Might want to check the date on that article...


----------



## basser (Sep 18, 2015)

I was reading that article and I was thinking please tell me this is not actually a thing...too funy


----------



## SnowDragon (Apr 23, 2012)

Phedder said:


> Might want to check the date on that article...


:laugh2::laugh2::laugh2:

I like that the article quotes Terje "Haakonsen".
:laugh2:


----------



## Alpine Duke (Jun 21, 2015)

Phedder said:


> Might want to check the date on that article...


ha ha.....I didn't even notice :laugh2:

I thought it was going along with their new 'step ins' type of "doing odd things" style of release.


----------



## F1EA (Oct 25, 2013)

White, EJack endorsing the hard-on.


----------



## Bataleon85 (Apr 29, 2017)

I remember reading about those. Unless you're alpine boarding it seems like a pretty silly idea. Right up there with K2 clickers. 

Sent from my SM-G935T using Tapatalk


----------



## basser (Sep 18, 2015)

Bataleon85 said:


> I remember reading about those. Unless you're alpine boarding it seems like a pretty silly idea.
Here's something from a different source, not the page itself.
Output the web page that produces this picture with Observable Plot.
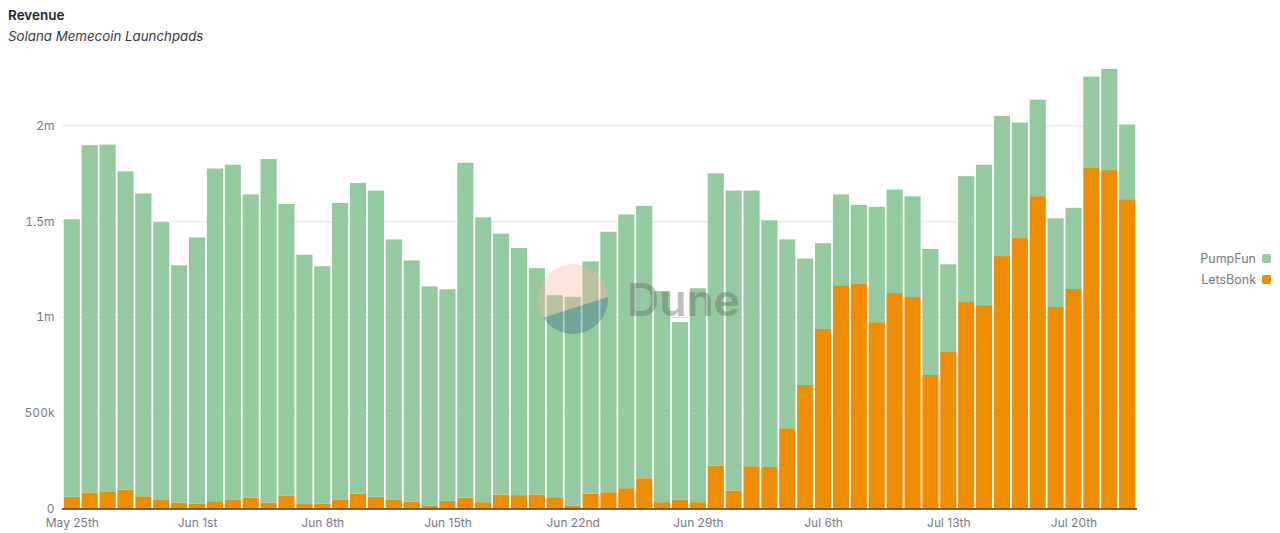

Right up there with K2 clickers.
> 
> Sent from my SM-G935T using Tapatalk


wait... do you actually get it?


----------



## Bataleon85 (Apr 29, 2017)

basser said:


> wait... do you actually get it?


I get that strapless bindings are fine for alpine racing but for actual everyday riders they're pretty useless and anybody looking for a quick entry system would be better off with rear entry, not step ons. 

Sent from my SM-G935T using Tapatalk


----------



## chomps1211 (Mar 30, 2011)

F1EA said:


> White, EJack endorsing the hard-on.


Richard "_Dick_" Johnson,..? Had "Hardons" he handed to "EJack??" :blink:

:lol: :rofl3:

_Too_ funny!! :laugh:


----------